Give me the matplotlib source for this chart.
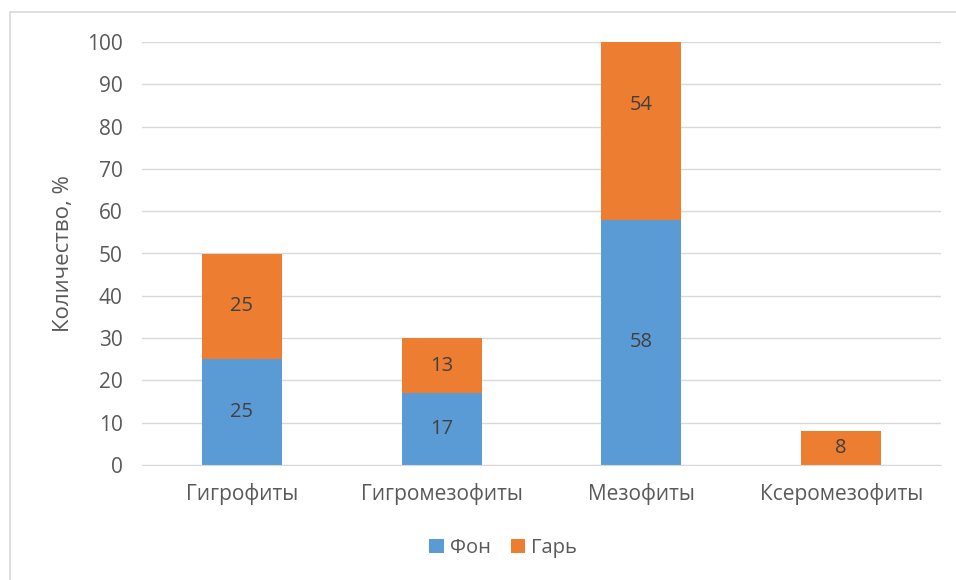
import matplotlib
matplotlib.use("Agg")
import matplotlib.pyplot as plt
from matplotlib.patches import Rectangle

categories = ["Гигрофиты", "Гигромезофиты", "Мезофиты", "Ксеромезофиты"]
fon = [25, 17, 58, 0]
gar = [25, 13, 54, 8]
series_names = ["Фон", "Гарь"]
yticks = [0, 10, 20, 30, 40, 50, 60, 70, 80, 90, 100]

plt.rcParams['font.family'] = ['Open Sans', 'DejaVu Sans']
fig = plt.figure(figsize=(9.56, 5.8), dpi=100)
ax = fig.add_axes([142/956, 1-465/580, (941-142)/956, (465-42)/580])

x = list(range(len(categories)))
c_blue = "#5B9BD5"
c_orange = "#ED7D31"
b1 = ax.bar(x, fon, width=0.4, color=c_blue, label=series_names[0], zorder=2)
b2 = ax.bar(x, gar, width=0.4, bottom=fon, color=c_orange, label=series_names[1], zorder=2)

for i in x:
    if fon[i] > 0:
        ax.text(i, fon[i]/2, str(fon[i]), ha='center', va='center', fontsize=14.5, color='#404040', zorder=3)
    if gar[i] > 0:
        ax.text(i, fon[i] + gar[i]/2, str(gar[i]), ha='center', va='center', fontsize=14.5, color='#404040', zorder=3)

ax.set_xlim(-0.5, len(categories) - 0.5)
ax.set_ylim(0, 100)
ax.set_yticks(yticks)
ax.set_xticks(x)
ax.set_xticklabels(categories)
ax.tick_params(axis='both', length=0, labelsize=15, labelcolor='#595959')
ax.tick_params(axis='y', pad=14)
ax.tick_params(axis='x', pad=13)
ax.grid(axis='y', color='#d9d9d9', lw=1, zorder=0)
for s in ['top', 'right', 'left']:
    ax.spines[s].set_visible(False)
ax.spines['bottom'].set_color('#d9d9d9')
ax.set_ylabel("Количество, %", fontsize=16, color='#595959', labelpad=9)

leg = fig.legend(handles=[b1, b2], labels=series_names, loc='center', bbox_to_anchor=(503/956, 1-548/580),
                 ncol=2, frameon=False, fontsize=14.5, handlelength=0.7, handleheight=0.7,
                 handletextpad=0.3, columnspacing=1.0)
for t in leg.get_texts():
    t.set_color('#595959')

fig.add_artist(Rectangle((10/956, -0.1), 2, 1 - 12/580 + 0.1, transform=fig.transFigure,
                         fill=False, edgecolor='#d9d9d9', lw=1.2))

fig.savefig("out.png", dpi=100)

--------------------------------

> **Exercise objective**: Copy every line above that includes the string "matplotlib".

> **Solution to this task**:
Give me the matplotlib source for this chart.
import matplotlib
matplotlib.use("Agg")
import matplotlib.pyplot as plt
from matplotlib.patches import Rectangle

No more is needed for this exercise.